Os episódios de desaparecimentos misteriosos de albinos em Nampula são comuns e deixaram trauma social em muitas comunidades. Nascer ou ser albino é sinónimo de uma condenação à morte certa à qualquer momento. “Há quatro anos que não sabemos onde está o meu irmão”, respondeu num murmúrio brusco Pedro Augusto, abordado pela nossa reportagem em Mutauanha, periferia da cidade de Nampula.

“Há uma suspeita de que há um tráfico humano com uma magnitude superior do que o que se vê, principalmente nas províncias fronteiriças”, anota o bispo da Igreja Católica, Dom Alberto Vera, tentando mostrar que o fenómeno vai para além dos números que sao apresentados em relatórios formais.

E não é preciso muito esforço para concordar com o católico. Na cerimónia de apresentação do relatório, ontem em Nampula, estiveram presentes representantes de instituições do Estado que lidam com esses casos nas províncias do Norte. Vestido a rigor, Fernando Armando, chefe do Departamento de Plano e Informação  na Direcção Provincial da Migração no Niassa, reconheceu que nos 8 postos de fronteira entre Moçambique e Tanzânia a média é de três funcionários da migração por posto para uma linha de fronteira de 550 km.

“Não é fácil controlar os traficantes, mas temos feito de tudo para travar o fenómeno. A título de exemplo, antes de ontem e ontem interpelamos 10 burundeses em Cuamba e Metangula que estavam em situação irregular”, anotou.

Falar do tráfico é falar de um assunto complexo que pode ser visto em várias perspectivas. Há o tráfico interno, que é aquele em que pessoas são recrutadas internamento, seja de uma província para outra para fins de exploração sexual, trabalho forçado ou outro tipo de práticas desumanas. As províncias de Maputo e Gaza estão no topo quando se olha nesta tipologia. Por outro lado, existe o tráfico internacional em que pessoas recrutadas noutros países, em situação de vulnerabilidade como guerra e pobreza são prometidas melhores condições de vida na África do Sul. Para este tipo de situações, as fronteiras aeroportuárias e terrestres de Moçambique são preferidas pelos traficantes.

O último caso relaciona-se com o tráfico de órgãos humanos para fins de superstição. No Sul, a África do Sul é desde sempre apontada como destino. No Centro e Norte, Malawi e Tanzânia são considerados os destinos.
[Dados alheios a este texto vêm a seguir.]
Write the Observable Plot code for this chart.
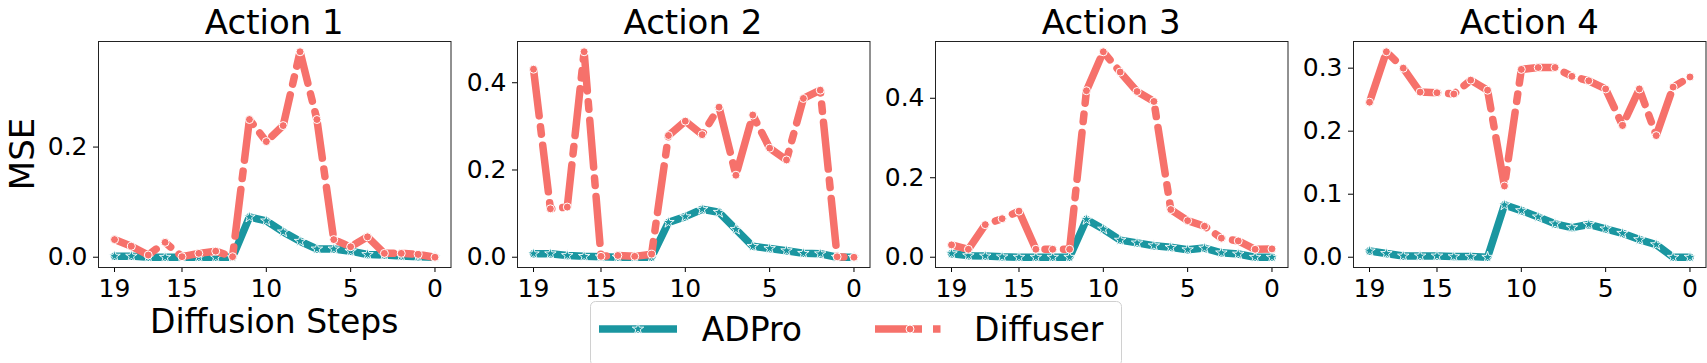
<!DOCTYPE html>
<html><head><meta charset="utf-8">
<script src="https://cdn.jsdelivr.net/npm/d3@7"></script>
<script src="https://cdn.jsdelivr.net/npm/@observablehq/plot@0.6"></script>
<style>
body{margin:0;background:#fff;font-family:"DejaVu Sans",sans-serif;}
#wrap{position:relative;width:1707px;height:363px;overflow:hidden;background:#fff;}
#wrap > svg{position:absolute;}
</style></head><body><div id="wrap"></div>
<script>
const steps = [19,18,17,16,15,14,13,12,11,10,9,8,7,6,5,4,3,2,1,0];
const titles = ["Action 1","Action 2","Action 3","Action 4"];
const seriesNames = ["ADPro","Diffuser"];
const xTicks = [19,15,10,5,0];

const adpro1    = [0.002,0.002,0.000,0.000,0.000,0.000,0.000,0.000,0.073,0.066,0.046,0.029,0.015,0.015,0.011,0.005,0.004,0.002,0.001,0.000];
const diffuser1 = [0.032,0.020,0.004,0.027,0.001,0.007,0.011,0.001,0.250,0.210,0.239,0.373,0.250,0.032,0.019,0.037,0.007,0.007,0.005,0.000];
const yTicks1 = [0,0.2];

const adpro2    = [0.008,0.008,0.004,0.002,0.001,0.000,0.000,0.000,0.080,0.093,0.110,0.103,0.064,0.025,0.020,0.015,0.009,0.008,0.000,0.000];
const diffuser2 = [0.431,0.111,0.115,0.471,0.002,0.004,0.002,0.007,0.279,0.312,0.281,0.344,0.188,0.326,0.250,0.223,0.364,0.383,0.001,0.000];
const yTicks2 = [0,0.2,0.4];

const adpro3    = [0.009,0.004,0.003,0.001,0.000,0.000,0.000,0.000,0.095,0.071,0.043,0.036,0.029,0.025,0.019,0.023,0.011,0.008,0.000,0.000];
const diffuser3 = [0.031,0.020,0.082,0.097,0.116,0.020,0.020,0.020,0.419,0.517,0.466,0.417,0.392,0.120,0.092,0.078,0.048,0.041,0.020,0.021];
const yTicks3 = [0,0.2,0.4];

const adpro4    = [0.010,0.006,0.002,0.002,0.002,0.001,0.001,0.000,0.083,0.074,0.064,0.053,0.047,0.052,0.045,0.038,0.028,0.020,0.000,0.000];
const diffuser4 = [0.246,0.326,0.300,0.262,0.261,0.259,0.281,0.265,0.113,0.298,0.301,0.301,0.287,0.280,0.267,0.209,0.267,0.193,0.270,0.286];
const yTicks4 = [0,0.1,0.2,0.3];

const panels = [
  {title:titles[0], adpro:adpro1, diff:diffuser1, yTicks:yTicks1},
  {title:titles[1], adpro:adpro2, diff:diffuser2, yTicks:yTicks2},
  {title:titles[2], adpro:adpro3, diff:diffuser3, yTicks:yTicks3},
  {title:titles[3], adpro:adpro4, diff:diffuser4, yTicks:yTicks4}
];

const colors = {ADPro:"#1a96a0", Diffuser:"#f6716b"};
const LW = 7.5;
const dash = "47,11,7.5,11";
const frameLefts = [98,516.7,935,1353.3];
const frameW = 352.5, frameTop = 41, frameH = 226;
const mL = 80, mR = 2, mB = 50;
const tickFont = 25;
const wrap = document.getElementById("wrap");

panels.forEach((p,i)=>{
  const rows = steps.map((s,j)=>({step:s, adpro:p.adpro[j], diff:p.diff[j]}));
  const all = p.adpro.concat(p.diff);
  const lo = Math.min(...all), hi = Math.max(...all), pad = (hi-lo)*0.05;
  const chart = Plot.plot({
    width: mL+frameW+mR, height: frameTop+frameH+mB,
    marginLeft:mL, marginRight:mR, marginTop:frameTop, marginBottom:mB,
    style:{fontFamily:"DejaVu Sans", color:"#000", background:"transparent", overflow:"visible"},
    x:{domain:[19.95,-0.95], label:null},
    y:{domain:[lo-pad, hi+pad], label:null},
    marks:[
      Plot.axisX({ticks:xTicks, tickSize:5, tickPadding:7, label:null, tickFormat:d=>String(d)}),
      Plot.axisY({ticks:p.yTicks, tickSize:5, tickPadding:6, label:null, tickFormat:d3.format(".1f")}),
      Plot.line(rows,{x:"step",y:"adpro",stroke:colors.ADPro,strokeWidth:LW,strokeLinejoin:"round"}),
      Plot.dot(rows,{x:"step",y:"adpro",symbol:"star",r:3.6,fill:colors.ADPro,stroke:"white",strokeWidth:0.9}),
      Plot.line(rows,{x:"step",y:"diff",stroke:colors.Diffuser,strokeWidth:LW,strokeDasharray:dash,strokeLinejoin:"round"}),
      Plot.dot(rows,{x:"step",y:"diff",r:4,fill:colors.Diffuser,stroke:"white",strokeWidth:1}),
      Plot.frame({stroke:"#222", strokeWidth:1})
    ]
  });
  // enforce tick label typography directly on the generated text
  d3.select(chart).selectAll("text")
    .attr("font-size", tickFont).style("font-size", tickFont+"px")
    .style("font-family", "DejaVu Sans").attr("fill","#000");
  d3.select(chart).selectAll("g").filter(function(){ return this.getAttribute("font-size"); })
    .attr("font-size", tickFont);
  chart.style.position = "absolute";
  chart.style.left = (frameLefts[i]-mL)+"px";
  chart.style.top = "0px";
  wrap.appendChild(chart);
});

// overlay text: titles, axis labels, legend
const ov = d3.select(wrap).append("svg")
  .attr("width",1707).attr("height",363)
  .style("left","0px").style("top","0px")
  .style("font-family","DejaVu Sans");
panels.forEach((p,i)=>{
  ov.append("text").attr("x",frameLefts[i]+frameW/2).attr("y",33.5)
    .attr("text-anchor","middle").attr("font-size",34).text(p.title);
});
ov.append("text").attr("transform","translate(34,154) rotate(-90)")
  .attr("text-anchor","middle").attr("font-size",34).text("MSE");
ov.append("text").attr("x",frameLefts[0]+frameW/2).attr("y",333)
  .attr("text-anchor","middle").attr("font-size",33).text("Diffusion Steps");

// legend
const lg = ov.append("g");
lg.append("rect").attr("x",590.5).attr("y",301.5).attr("width",531).attr("height",64)
  .attr("rx",5).attr("fill","white").attr("fill-opacity",0.8).attr("stroke","#d0d0d0");
lg.append("line").attr("x1",599).attr("x2",677).attr("y1",329).attr("y2",329)
  .attr("stroke",colors.ADPro).attr("stroke-width",LW);
lg.append("path").attr("d",d3.symbol(d3.symbolStar, 3.6*3.6*Math.PI)()).attr("transform","translate(638,329)")
  .attr("fill",colors.ADPro).attr("stroke","white").attr("stroke-width",0.9);
lg.append("text").attr("x",701.7).attr("y",341).attr("font-size",33).text(seriesNames[0]);
lg.append("line").attr("x1",875).attr("x2",942).attr("y1",329).attr("y2",329)
  .attr("stroke",colors.Diffuser).attr("stroke-width",LW).attr("stroke-dasharray",dash);
lg.append("circle").attr("cx",910).attr("cy",329).attr("r",4)
  .attr("fill",colors.Diffuser).attr("stroke","white").attr("stroke-width",1);
lg.append("text").attr("x",974).attr("y",341).attr("font-size",33).text(seriesNames[1]);
</script></body></html>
De 2015 a 2016, Nampula atingiu o pico desses casos, incidindo acima de tudo nas pessoas portadoras de albinismo. Nesse período, foram instruídos 11 processos-crime que culminaram com 4 condenações a penas que variam de dois a 16 anos de prisão.

Entretanto, nos últimos dois anos os números tendem para uma redução, tal como fez saber o procurador-chefe em Nampula, Nazimo Mussa: “no ano de 2016 foram instaurados 19 processos, contra 95 de igual período do anterior…foram proferidos despachos de acusação em 17 processos e remetidos ao Tribunal para julgamento”.